The two men seen working with him on the cask were Pierre Robinault de Saint-Réjant and a master cooper named Jardin, who’d been recruited to forge and fashion the iron bands. Jardin thought the cask stout enough for its purpose, the storage of wine; but a job was a job, and the man with the scar paid up front and in cash, not in promises or poultry. Saint-Réjant wore his civilian attire with the air of a uniform, snug and tidy and with nothing dangling loose, his handkerchief tucked inside his sleeve. He’d served as a divisional general under Cadoudal, and knew little of casks and cart horses.
A fourth man who visited the shed from time to time was later identified as Joseph Pierre de Limoëlan, an aristocrat who’d seen his father borne, fettered and beaten, past jeering crowds to the Place de la Revolution to have his head taken from his shoulders. Cadoudal, a conservative commander not given toward impulsive promotions, had made Limoëlan a major general after he returned from patrol swinging the head of a Jacobin leader by the hair. Individual initiative must be rewarded.
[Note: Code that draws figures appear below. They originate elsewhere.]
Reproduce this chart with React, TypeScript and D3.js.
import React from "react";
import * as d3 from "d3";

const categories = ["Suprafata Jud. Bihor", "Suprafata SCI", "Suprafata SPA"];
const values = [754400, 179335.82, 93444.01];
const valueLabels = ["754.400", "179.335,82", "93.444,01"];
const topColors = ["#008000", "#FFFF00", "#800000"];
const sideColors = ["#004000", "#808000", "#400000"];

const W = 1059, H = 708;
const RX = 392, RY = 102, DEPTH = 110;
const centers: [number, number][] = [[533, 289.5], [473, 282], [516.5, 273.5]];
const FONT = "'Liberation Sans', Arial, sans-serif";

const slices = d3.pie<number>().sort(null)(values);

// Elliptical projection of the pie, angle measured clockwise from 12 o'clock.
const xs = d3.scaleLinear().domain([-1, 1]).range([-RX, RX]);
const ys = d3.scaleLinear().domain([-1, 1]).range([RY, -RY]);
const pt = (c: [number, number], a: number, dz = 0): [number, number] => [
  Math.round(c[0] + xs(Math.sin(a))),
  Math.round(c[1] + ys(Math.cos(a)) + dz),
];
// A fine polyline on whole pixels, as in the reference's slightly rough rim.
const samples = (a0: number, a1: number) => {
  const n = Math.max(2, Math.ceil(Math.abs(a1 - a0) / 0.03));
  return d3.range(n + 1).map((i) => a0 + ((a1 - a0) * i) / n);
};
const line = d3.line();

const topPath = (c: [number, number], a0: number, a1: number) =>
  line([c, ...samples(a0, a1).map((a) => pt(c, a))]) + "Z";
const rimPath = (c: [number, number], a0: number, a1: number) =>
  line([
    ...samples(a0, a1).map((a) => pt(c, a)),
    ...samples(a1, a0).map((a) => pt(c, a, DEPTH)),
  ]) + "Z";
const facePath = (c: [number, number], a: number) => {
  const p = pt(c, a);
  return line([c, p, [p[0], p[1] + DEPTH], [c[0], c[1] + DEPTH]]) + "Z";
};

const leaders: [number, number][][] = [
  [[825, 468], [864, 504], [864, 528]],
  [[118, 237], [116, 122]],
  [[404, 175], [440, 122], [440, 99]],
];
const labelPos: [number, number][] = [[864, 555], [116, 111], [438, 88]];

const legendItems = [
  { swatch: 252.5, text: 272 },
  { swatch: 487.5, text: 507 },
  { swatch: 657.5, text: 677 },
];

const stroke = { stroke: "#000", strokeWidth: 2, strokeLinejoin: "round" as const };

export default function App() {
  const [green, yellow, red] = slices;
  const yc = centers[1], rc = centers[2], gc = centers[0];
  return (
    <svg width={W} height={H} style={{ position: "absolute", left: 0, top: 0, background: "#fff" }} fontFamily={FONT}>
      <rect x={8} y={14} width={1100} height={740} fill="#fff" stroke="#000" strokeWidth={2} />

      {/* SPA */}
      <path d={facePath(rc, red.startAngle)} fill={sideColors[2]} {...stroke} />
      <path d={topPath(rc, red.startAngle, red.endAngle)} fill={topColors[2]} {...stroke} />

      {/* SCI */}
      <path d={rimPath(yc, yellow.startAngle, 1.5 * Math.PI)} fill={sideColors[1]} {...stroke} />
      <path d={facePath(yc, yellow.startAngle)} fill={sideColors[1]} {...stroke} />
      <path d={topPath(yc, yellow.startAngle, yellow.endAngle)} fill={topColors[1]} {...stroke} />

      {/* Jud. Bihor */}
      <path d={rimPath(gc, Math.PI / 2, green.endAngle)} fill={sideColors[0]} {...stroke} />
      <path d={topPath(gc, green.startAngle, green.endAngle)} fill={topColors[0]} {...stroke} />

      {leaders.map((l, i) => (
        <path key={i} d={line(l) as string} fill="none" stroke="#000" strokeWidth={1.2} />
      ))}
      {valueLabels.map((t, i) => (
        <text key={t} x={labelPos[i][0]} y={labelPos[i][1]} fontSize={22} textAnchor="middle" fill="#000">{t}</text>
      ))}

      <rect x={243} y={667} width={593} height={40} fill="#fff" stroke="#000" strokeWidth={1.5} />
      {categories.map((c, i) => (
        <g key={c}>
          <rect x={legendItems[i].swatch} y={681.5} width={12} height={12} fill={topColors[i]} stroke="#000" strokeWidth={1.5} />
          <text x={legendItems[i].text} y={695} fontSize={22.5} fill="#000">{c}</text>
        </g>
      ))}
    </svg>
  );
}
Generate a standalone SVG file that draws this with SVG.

When the cooper left, Limoëlan stood watch at the door while Carbon and Saint-Réjant drew the sacking off two kegs and poured black powder into the cask, then scooped broken and jagged pieces of stone from a barrow and mixed them with the powder; “to slash flesh and pulverize bone,” explained Limoëlan, who’d suggested the refinement, “and make as many good revolutionaries as possible.”